# START OF INFORMATION SHOWN
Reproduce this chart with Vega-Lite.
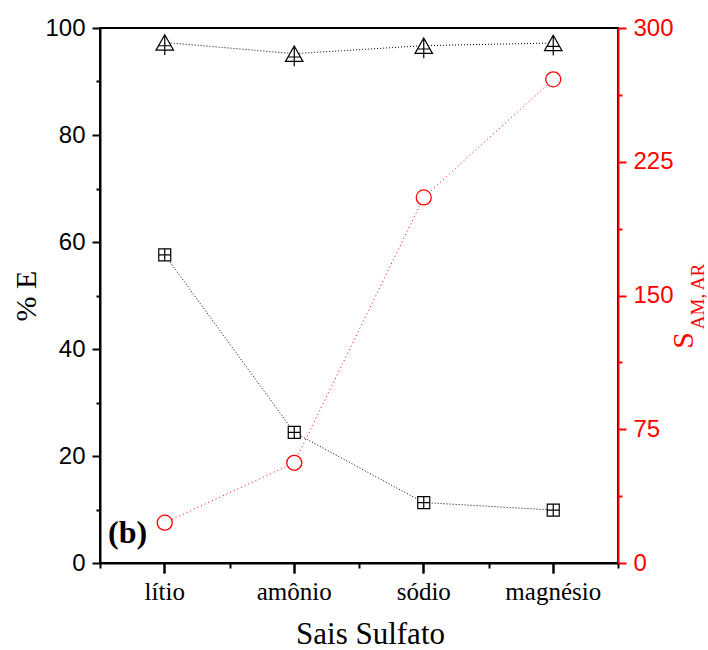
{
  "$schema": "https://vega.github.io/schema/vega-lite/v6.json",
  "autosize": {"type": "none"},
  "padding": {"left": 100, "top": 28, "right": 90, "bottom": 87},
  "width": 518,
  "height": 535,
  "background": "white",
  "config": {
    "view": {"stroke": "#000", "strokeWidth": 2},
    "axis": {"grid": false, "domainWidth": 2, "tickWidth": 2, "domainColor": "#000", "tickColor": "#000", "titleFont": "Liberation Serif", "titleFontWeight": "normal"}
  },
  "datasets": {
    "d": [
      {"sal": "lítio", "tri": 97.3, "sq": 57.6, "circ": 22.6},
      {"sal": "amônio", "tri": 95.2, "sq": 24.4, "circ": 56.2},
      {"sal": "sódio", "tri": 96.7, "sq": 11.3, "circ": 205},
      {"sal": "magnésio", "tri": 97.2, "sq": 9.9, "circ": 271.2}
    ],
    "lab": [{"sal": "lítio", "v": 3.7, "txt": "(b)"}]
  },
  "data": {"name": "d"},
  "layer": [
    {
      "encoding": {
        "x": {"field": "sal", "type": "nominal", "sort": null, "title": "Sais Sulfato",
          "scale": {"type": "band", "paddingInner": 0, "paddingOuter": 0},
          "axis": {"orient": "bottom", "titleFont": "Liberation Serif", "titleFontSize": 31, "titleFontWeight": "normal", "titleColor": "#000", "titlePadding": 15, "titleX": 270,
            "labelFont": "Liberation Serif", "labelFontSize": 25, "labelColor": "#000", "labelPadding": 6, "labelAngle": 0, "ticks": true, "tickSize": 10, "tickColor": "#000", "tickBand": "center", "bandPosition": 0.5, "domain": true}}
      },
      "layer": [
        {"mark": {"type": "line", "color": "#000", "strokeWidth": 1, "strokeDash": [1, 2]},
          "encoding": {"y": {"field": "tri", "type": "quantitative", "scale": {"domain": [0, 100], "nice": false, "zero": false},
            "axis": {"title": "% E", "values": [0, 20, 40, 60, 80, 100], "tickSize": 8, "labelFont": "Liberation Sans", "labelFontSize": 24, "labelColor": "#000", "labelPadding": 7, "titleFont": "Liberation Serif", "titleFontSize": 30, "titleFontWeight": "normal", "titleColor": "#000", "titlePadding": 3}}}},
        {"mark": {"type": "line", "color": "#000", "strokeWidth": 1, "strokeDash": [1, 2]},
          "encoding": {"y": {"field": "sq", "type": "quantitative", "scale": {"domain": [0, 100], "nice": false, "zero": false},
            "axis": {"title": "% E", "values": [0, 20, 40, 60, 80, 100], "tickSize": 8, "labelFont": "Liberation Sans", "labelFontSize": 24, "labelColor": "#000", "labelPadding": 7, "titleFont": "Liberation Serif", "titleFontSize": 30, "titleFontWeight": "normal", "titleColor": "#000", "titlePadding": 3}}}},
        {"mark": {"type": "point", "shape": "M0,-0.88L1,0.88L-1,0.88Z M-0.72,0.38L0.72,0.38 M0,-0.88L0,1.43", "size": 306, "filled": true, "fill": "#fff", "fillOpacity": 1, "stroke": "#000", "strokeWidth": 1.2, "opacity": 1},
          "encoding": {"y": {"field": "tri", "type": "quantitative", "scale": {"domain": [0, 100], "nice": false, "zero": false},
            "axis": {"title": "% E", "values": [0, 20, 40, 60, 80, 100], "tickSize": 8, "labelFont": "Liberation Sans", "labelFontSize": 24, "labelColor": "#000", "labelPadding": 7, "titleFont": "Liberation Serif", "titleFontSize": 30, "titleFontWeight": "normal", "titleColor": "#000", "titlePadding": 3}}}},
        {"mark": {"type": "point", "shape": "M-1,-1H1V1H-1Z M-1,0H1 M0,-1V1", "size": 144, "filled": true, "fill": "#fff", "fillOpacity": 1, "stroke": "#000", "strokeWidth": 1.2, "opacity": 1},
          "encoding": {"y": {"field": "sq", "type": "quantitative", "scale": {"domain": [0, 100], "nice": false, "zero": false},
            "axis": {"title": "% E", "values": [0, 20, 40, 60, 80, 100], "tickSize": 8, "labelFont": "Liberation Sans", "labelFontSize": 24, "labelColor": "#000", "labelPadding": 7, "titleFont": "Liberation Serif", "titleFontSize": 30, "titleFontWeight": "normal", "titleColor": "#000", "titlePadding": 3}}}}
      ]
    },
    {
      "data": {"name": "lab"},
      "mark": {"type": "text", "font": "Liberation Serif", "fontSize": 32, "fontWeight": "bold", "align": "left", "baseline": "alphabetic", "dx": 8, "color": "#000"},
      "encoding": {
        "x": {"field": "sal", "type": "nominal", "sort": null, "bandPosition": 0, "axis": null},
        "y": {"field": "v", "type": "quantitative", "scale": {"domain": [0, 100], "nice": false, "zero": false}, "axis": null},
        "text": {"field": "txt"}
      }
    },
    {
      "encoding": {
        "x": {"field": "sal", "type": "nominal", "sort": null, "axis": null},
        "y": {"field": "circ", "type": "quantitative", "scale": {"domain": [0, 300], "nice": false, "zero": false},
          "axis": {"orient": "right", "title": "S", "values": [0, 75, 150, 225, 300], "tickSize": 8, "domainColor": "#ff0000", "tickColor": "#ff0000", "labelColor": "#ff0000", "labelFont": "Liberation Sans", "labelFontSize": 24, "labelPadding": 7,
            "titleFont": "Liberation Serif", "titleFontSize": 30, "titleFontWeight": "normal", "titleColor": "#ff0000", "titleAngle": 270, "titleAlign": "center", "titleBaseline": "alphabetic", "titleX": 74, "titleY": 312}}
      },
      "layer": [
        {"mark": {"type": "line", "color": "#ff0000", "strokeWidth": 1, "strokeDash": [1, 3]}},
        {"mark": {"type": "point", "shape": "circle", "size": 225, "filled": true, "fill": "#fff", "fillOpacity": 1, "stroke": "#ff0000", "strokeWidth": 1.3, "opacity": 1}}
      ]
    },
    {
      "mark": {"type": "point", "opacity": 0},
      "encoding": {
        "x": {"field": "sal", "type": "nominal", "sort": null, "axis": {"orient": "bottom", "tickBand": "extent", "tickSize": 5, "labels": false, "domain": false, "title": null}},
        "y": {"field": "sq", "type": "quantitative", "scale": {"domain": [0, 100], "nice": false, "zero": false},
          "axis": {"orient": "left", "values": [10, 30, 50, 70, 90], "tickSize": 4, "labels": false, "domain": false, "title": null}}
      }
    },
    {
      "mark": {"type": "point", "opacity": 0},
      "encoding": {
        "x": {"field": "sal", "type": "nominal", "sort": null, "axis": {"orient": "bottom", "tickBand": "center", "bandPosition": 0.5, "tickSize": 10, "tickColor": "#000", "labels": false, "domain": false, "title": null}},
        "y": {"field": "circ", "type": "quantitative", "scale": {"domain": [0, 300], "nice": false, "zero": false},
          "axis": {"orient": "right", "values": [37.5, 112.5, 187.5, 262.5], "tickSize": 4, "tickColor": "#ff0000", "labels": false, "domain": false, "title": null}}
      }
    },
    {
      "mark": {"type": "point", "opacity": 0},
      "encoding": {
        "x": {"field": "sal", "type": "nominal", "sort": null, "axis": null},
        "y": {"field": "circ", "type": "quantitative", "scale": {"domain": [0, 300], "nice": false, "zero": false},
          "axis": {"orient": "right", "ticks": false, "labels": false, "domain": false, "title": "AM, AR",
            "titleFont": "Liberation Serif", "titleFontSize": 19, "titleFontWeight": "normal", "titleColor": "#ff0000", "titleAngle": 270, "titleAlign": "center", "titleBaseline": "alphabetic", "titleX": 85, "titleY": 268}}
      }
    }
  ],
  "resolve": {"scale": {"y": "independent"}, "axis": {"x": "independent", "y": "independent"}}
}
# END OF INFORMATION SHOWN
# START OF INFORMATION SHOWN
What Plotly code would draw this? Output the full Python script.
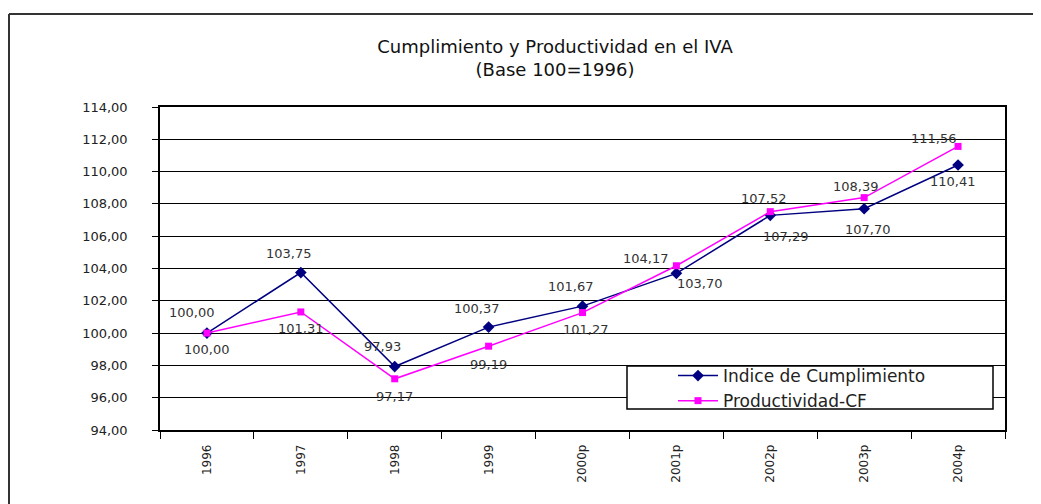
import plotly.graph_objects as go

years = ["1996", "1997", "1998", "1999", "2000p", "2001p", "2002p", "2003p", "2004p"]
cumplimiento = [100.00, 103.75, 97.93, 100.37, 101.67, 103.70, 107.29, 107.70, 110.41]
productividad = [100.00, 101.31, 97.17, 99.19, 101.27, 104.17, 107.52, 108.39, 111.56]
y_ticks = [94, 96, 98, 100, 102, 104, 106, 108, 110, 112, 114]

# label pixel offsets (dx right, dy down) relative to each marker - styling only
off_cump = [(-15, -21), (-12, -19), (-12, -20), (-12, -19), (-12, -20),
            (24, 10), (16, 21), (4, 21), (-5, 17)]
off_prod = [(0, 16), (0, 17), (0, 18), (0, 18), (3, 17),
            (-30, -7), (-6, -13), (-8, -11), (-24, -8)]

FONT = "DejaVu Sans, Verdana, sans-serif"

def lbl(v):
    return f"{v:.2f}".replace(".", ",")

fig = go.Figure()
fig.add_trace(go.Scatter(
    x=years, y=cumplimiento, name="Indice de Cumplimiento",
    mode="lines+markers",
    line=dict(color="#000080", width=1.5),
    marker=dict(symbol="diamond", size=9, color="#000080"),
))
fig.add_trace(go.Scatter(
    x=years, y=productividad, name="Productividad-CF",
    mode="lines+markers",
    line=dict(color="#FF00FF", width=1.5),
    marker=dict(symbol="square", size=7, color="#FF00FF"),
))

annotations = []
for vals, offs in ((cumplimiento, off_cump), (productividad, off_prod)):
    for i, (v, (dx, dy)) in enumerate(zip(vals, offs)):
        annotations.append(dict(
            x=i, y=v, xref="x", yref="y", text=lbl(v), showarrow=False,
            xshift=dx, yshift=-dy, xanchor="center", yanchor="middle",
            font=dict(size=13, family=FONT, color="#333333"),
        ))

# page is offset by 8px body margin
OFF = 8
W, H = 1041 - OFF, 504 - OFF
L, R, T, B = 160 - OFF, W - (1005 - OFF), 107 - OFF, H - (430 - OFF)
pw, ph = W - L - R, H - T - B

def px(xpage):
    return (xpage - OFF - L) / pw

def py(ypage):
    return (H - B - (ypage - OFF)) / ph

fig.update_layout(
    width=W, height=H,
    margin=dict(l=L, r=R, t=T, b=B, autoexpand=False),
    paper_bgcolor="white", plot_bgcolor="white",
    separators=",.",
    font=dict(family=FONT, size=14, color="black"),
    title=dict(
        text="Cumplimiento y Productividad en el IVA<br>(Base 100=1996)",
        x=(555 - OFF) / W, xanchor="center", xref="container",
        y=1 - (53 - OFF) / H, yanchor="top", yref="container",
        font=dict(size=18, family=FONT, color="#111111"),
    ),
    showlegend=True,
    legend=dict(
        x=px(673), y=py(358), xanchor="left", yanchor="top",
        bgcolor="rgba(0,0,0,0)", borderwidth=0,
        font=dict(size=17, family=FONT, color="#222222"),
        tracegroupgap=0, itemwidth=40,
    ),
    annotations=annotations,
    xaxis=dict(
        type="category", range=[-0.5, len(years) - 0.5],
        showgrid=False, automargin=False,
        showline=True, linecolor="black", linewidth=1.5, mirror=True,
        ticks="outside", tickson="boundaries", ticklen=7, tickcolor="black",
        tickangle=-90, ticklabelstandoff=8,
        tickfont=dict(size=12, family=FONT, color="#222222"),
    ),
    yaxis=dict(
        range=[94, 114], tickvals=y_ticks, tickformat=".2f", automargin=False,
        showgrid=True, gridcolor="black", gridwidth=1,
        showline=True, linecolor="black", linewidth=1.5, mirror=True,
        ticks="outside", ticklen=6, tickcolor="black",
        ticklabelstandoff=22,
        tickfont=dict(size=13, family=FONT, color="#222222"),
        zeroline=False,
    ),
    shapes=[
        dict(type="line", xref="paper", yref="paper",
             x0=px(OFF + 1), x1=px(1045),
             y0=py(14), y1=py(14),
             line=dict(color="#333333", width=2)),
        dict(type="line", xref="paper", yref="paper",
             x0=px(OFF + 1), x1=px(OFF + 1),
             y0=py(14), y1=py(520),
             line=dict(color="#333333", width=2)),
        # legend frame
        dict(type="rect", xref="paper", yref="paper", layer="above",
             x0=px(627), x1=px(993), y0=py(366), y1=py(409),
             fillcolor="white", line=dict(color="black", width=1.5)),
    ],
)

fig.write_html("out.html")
# END OF INFORMATION SHOWN
# AIM OF THE TASK
Print everything from the line with "What Plotly code" down to the line with "return (xpage - OFF - L) / pw" in the entries above, both lines included and nothing more, without the pictures.

# EXERCISE ANSWER
What Plotly code would draw this? Output the full Python script.
import plotly.graph_objects as go

years = ["1996", "1997", "1998", "1999", "2000p", "2001p", "2002p", "2003p", "2004p"]
cumplimiento = [100.00, 103.75, 97.93, 100.37, 101.67, 103.70, 107.29, 107.70, 110.41]
productividad = [100.00, 101.31, 97.17, 99.19, 101.27, 104.17, 107.52, 108.39, 111.56]
y_ticks = [94, 96, 98, 100, 102, 104, 106, 108, 110, 112, 114]

# label pixel offsets (dx right, dy down) relative to each marker - styling only
off_cump = [(-15, -21), (-12, -19), (-12, -20), (-12, -19), (-12, -20),
            (24, 10), (16, 21), (4, 21), (-5, 17)]
off_prod = [(0, 16), (0, 17), (0, 18), (0, 18), (3, 17),
            (-30, -7), (-6, -13), (-8, -11), (-24, -8)]

FONT = "DejaVu Sans, Verdana, sans-serif"

def lbl(v):
    return f"{v:.2f}".replace(".", ",")

fig = go.Figure()
fig.add_trace(go.Scatter(
    x=years, y=cumplimiento, name="Indice de Cumplimiento",
    mode="lines+markers",
    line=dict(color="#000080", width=1.5),
    marker=dict(symbol="diamond", size=9, color="#000080"),
))
fig.add_trace(go.Scatter(
    x=years, y=productividad, name="Productividad-CF",
    mode="lines+markers",
    line=dict(color="#FF00FF", width=1.5),
    marker=dict(symbol="square", size=7, color="#FF00FF"),
))

annotations = []
for vals, offs in ((cumplimiento, off_cump), (productividad, off_prod)):
    for i, (v, (dx, dy)) in enumerate(zip(vals, offs)):
        annotations.append(dict(
            x=i, y=v, xref="x", yref="y", text=lbl(v), showarrow=False,
            xshift=dx, yshift=-dy, xanchor="center", yanchor="middle",
            font=dict(size=13, family=FONT, color="#333333"),
        ))

# page is offset by 8px body margin
OFF = 8
W, H = 1041 - OFF, 504 - OFF
L, R, T, B = 160 - OFF, W - (1005 - OFF), 107 - OFF, H - (430 - OFF)
pw, ph = W - L - R, H - T - B

def px(xpage):
    return (xpage - OFF - L) / pw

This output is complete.